## EXERCISE TASK:
Copy each line exactly. Leave nothing out.

## THE RECORDS:
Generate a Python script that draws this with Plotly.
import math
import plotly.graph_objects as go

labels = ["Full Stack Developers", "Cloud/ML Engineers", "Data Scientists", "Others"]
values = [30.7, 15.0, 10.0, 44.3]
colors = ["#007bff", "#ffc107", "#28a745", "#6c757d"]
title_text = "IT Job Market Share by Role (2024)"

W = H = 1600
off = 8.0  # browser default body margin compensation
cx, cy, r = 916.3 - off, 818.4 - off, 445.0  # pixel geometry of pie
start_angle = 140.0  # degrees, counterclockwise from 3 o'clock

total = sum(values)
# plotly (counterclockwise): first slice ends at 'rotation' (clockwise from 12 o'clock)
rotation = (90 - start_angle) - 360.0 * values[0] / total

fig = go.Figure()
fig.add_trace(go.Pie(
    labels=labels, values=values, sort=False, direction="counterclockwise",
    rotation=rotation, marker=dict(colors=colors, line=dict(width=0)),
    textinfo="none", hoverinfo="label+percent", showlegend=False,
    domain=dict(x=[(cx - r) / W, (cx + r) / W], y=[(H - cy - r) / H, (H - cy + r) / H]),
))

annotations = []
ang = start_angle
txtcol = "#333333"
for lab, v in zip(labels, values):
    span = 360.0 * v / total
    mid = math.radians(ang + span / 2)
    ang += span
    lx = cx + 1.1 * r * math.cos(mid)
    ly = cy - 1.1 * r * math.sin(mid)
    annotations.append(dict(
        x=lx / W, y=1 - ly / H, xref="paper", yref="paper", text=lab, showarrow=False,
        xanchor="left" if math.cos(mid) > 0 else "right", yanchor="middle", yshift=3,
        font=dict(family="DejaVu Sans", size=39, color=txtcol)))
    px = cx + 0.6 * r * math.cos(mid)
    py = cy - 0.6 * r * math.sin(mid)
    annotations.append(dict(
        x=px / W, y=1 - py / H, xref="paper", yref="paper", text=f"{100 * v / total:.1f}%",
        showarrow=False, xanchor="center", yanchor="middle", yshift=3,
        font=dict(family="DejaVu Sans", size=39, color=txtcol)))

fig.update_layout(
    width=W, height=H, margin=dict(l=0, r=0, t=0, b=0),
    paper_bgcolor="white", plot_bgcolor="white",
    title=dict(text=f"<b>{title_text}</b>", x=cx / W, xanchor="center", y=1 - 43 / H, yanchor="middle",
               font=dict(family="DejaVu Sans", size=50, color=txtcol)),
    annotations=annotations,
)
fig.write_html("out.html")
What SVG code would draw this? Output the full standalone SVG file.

## TASK OUTPUT:
Generate a Python script that draws this with Plotly.
import math
import plotly.graph_objects as go

labels = ["Full Stack Developers", "Cloud/ML Engineers", "Data Scientists", "Others"]
values = [30.7, 15.0, 10.0, 44.3]
colors = ["#007bff", "#ffc107", "#28a745", "#6c757d"]
title_text = "IT Job Market Share by Role (2024)"

W = H = 1600
off = 8.0  # browser default body margin compensation
cx, cy, r = 916.3 - off, 818.4 - off, 445.0  # pixel geometry of pie
start_angle = 140.0  # degrees, counterclockwise from 3 o'clock

total = sum(values)
# plotly (counterclockwise): first slice ends at 'rotation' (clockwise from 12 o'clock)
rotation = (90 - start_angle) - 360.0 * values[0] / total

fig = go.Figure()
fig.add_trace(go.Pie(
    labels=labels, values=values, sort=False, direction="counterclockwise",
    rotation=rotation, marker=dict(colors=colors, line=dict(width=0)),
    textinfo="none", hoverinfo="label+percent", showlegend=False,
    domain=dict(x=[(cx - r) / W, (cx + r) / W], y=[(H - cy - r) / H, (H - cy + r) / H]),
))

annotations = []
ang = start_angle
txtcol = "#333333"
for lab, v in zip(labels, values):
    span = 360.0 * v / total
    mid = math.radians(ang + span / 2)
    ang += span
    lx = cx + 1.1 * r * math.cos(mid)
    ly = cy - 1.1 * r * math.sin(mid)
    annotations.append(dict(
        x=lx / W, y=1 - ly / H, xref="paper", yref="paper", text=lab, showarrow=False,
        xanchor="left" if math.cos(mid) > 0 else "right", yanchor="middle", yshift=3,
        font=dict(family="DejaVu Sans", size=39, color=txtcol)))
    px = cx + 0.6 * r * math.cos(mid)
    py = cy - 0.6 * r * math.sin(mid)
    annotations.append(dict(
        x=px / W, y=1 - py / H, xref="paper", yref="paper", text=f"{100 * v / total:.1f}%",
        showarrow=False, xanchor="center", yanchor="middle", yshift=3,
        font=dict(family="DejaVu Sans", size=39, color=txtcol)))

fig.update_layout(
    width=W, height=H, margin=dict(l=0, r=0, t=0, b=0),
    paper_bgcolor="white", plot_bgcolor="white",
    title=dict(text=f"<b>{title_text}</b>", x=cx / W, xanchor="center", y=1 - 43 / H, yanchor="middle",
               font=dict(family="DejaVu Sans", size=50, color=txtcol)),
    annotations=annotations,
)
fig.write_html("out.html")
What SVG code would draw this? Output the full standalone SVG file.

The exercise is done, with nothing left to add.